(Information shown):
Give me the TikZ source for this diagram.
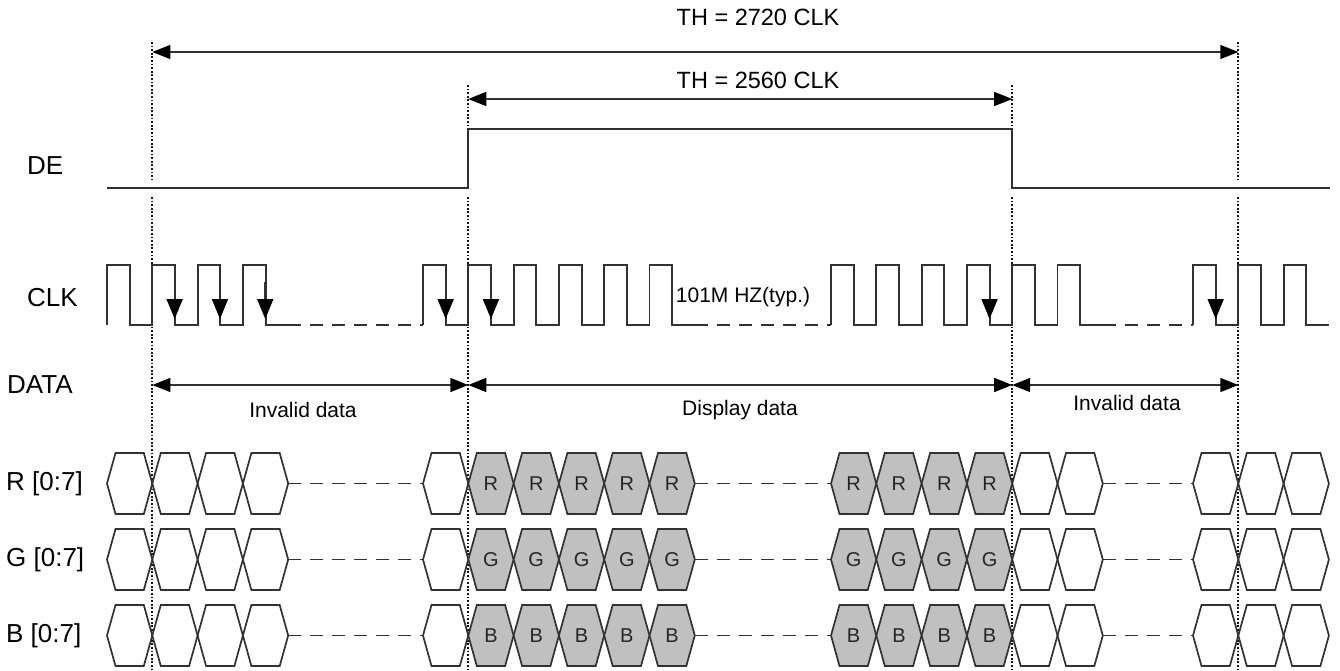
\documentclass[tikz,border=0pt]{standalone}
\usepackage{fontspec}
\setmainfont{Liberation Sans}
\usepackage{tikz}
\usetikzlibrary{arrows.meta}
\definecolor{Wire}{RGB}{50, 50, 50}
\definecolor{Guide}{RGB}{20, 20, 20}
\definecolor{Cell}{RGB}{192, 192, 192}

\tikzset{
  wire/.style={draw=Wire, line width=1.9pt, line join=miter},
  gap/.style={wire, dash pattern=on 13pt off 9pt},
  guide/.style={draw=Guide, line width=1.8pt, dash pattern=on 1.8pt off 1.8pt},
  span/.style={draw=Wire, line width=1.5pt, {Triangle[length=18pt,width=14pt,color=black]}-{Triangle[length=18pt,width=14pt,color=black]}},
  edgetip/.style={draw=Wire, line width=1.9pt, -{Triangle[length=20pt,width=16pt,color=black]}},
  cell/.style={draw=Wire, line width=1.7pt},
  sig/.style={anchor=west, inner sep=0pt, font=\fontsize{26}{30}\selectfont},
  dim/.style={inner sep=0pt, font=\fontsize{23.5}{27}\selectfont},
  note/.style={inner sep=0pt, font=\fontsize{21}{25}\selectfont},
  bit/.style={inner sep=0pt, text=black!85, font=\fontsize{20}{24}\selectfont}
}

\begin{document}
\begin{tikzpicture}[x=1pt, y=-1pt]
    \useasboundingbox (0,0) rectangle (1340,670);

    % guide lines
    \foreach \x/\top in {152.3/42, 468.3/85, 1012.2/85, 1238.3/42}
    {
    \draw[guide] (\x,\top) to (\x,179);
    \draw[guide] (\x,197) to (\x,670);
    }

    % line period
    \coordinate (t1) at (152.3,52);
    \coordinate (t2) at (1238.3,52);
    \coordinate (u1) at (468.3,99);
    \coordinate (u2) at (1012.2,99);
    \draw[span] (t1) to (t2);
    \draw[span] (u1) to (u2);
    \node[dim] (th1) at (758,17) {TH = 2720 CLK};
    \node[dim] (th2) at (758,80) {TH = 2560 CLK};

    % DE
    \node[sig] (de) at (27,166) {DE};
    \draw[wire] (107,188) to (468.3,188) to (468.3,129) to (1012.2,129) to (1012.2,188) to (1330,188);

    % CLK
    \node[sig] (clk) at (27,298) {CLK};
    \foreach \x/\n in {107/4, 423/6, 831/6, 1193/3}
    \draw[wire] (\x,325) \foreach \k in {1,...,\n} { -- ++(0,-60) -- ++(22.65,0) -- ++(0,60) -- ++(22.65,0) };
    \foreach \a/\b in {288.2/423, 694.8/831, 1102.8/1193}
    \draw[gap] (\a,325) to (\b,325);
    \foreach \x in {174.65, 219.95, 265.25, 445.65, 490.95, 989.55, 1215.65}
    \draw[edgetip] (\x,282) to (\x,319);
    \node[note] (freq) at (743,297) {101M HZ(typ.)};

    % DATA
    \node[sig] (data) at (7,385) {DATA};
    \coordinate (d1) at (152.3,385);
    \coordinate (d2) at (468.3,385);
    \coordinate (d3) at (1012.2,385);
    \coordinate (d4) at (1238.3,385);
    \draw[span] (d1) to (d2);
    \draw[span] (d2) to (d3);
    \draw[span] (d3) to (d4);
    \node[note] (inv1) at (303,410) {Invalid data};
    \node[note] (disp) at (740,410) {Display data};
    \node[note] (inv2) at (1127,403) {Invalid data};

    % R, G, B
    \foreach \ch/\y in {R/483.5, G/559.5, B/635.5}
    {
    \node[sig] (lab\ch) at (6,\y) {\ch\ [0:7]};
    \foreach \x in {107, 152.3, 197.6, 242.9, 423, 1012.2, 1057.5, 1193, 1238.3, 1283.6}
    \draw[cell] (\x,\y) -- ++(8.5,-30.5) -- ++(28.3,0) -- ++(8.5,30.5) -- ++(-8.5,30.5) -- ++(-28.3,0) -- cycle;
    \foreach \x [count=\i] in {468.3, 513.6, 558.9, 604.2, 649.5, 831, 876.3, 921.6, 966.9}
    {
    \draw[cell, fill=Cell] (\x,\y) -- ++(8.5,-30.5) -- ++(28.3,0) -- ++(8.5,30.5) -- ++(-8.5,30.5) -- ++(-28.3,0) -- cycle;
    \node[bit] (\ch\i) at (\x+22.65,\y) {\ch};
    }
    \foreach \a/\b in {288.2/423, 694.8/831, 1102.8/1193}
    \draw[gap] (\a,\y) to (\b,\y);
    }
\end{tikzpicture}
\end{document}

(Short exercise):
Each line above is to be copied verbatim. Drop any image from the copy.

(Response for this exercise):
Give me the TikZ source for this diagram.
\documentclass[tikz,border=0pt]{standalone}
\usepackage{fontspec}
\setmainfont{Liberation Sans}
\usepackage{tikz}
\usetikzlibrary{arrows.meta}
\definecolor{Wire}{RGB}{50, 50, 50}
\definecolor{Guide}{RGB}{20, 20, 20}
\definecolor{Cell}{RGB}{192, 192, 192}

\tikzset{
  wire/.style={draw=Wire, line width=1.9pt, line join=miter},
  gap/.style={wire, dash pattern=on 13pt off 9pt},
  guide/.style={draw=Guide, line width=1.8pt, dash pattern=on 1.8pt off 1.8pt},
  span/.style={draw=Wire, line width=1.5pt, {Triangle[length=18pt,width=14pt,color=black]}-{Triangle[length=18pt,width=14pt,color=black]}},
  edgetip/.style={draw=Wire, line width=1.9pt, -{Triangle[length=20pt,width=16pt,color=black]}},
  cell/.style={draw=Wire, line width=1.7pt},
  sig/.style={anchor=west, inner sep=0pt, font=\fontsize{26}{30}\selectfont},
  dim/.style={inner sep=0pt, font=\fontsize{23.5}{27}\selectfont},
  note/.style={inner sep=0pt, font=\fontsize{21}{25}\selectfont},
  bit/.style={inner sep=0pt, text=black!85, font=\fontsize{20}{24}\selectfont}
}

\begin{document}
\begin{tikzpicture}[x=1pt, y=-1pt]
    \useasboundingbox (0,0) rectangle (1340,670);

    % guide lines
    \foreach \x/\top in {152.3/42, 468.3/85, 1012.2/85, 1238.3/42}
    {
    \draw[guide] (\x,\top) to (\x,179);
    \draw[guide] (\x,197) to (\x,670);
    }

    % line period
    \coordinate (t1) at (152.3,52);
    \coordinate (t2) at (1238.3,52);
    \coordinate (u1) at (468.3,99);
    \coordinate (u2) at (1012.2,99);
    \draw[span] (t1) to (t2);
    \draw[span] (u1) to (u2);
    \node[dim] (th1) at (758,17) {TH = 2720 CLK};
    \node[dim] (th2) at (758,80) {TH = 2560 CLK};

    % DE
    \node[sig] (de) at (27,166) {DE};
    \draw[wire] (107,188) to (468.3,188) to (468.3,129) to (1012.2,129) to (1012.2,188) to (1330,188);

    % CLK
    \node[sig] (clk) at (27,298) {CLK};
    \foreach \x/\n in {107/4, 423/6, 831/6, 1193/3}
    \draw[wire] (\x,325) \foreach \k in {1,...,\n} { -- ++(0,-60) -- ++(22.65,0) -- ++(0,60) -- ++(22.65,0) };
    \foreach \a/\b in {288.2/423, 694.8/831, 1102.8/1193}
    \draw[gap] (\a,325) to (\b,325);
    \foreach \x in {174.65, 219.95, 265.25, 445.65, 490.95, 989.55, 1215.65}
    \draw[edgetip] (\x,282) to (\x,319);
    \node[note] (freq) at (743,297) {101M HZ(typ.)};

    % DATA
    \node[sig] (data) at (7,385) {DATA};
    \coordinate (d1) at (152.3,385);
    \coordinate (d2) at (468.3,385);
    \coordinate (d3) at (1012.2,385);
    \coordinate (d4) at (1238.3,385);
    \draw[span] (d1) to (d2);
    \draw[span] (d2) to (d3);
    \draw[span] (d3) to (d4);
    \node[note] (inv1) at (303,410) {Invalid data};
    \node[note] (disp) at (740,410) {Display data};
    \node[note] (inv2) at (1127,403) {Invalid data};

    % R, G, B
    \foreach \ch/\y in {R/483.5, G/559.5, B/635.5}
    {
    \node[sig] (lab\ch) at (6,\y) {\ch\ [0:7]};
    \foreach \x in {107, 152.3, 197.6, 242.9, 423, 1012.2, 1057.5, 1193, 1238.3, 1283.6}
    \draw[cell] (\x,\y) -- ++(8.5,-30.5) -- ++(28.3,0) -- ++(8.5,30.5) -- ++(-8.5,30.5) -- ++(-28.3,0) -- cycle;
    \foreach \x [count=\i] in {468.3, 513.6, 558.9, 604.2, 649.5, 831, 876.3, 921.6, 966.9}
    {
    \draw[cell, fill=Cell] (\x,\y) -- ++(8.5,-30.5) -- ++(28.3,0) -- ++(8.5,30.5) -- ++(-8.5,30.5) -- ++(-28.3,0) -- cycle;
    \node[bit] (\ch\i) at (\x+22.65,\y) {\ch};
    }
    \foreach \a/\b in {288.2/423, 694.8/831, 1102.8/1193}
    \draw[gap] (\a,\y) to (\b,\y);
    }
\end{tikzpicture}
\end{document}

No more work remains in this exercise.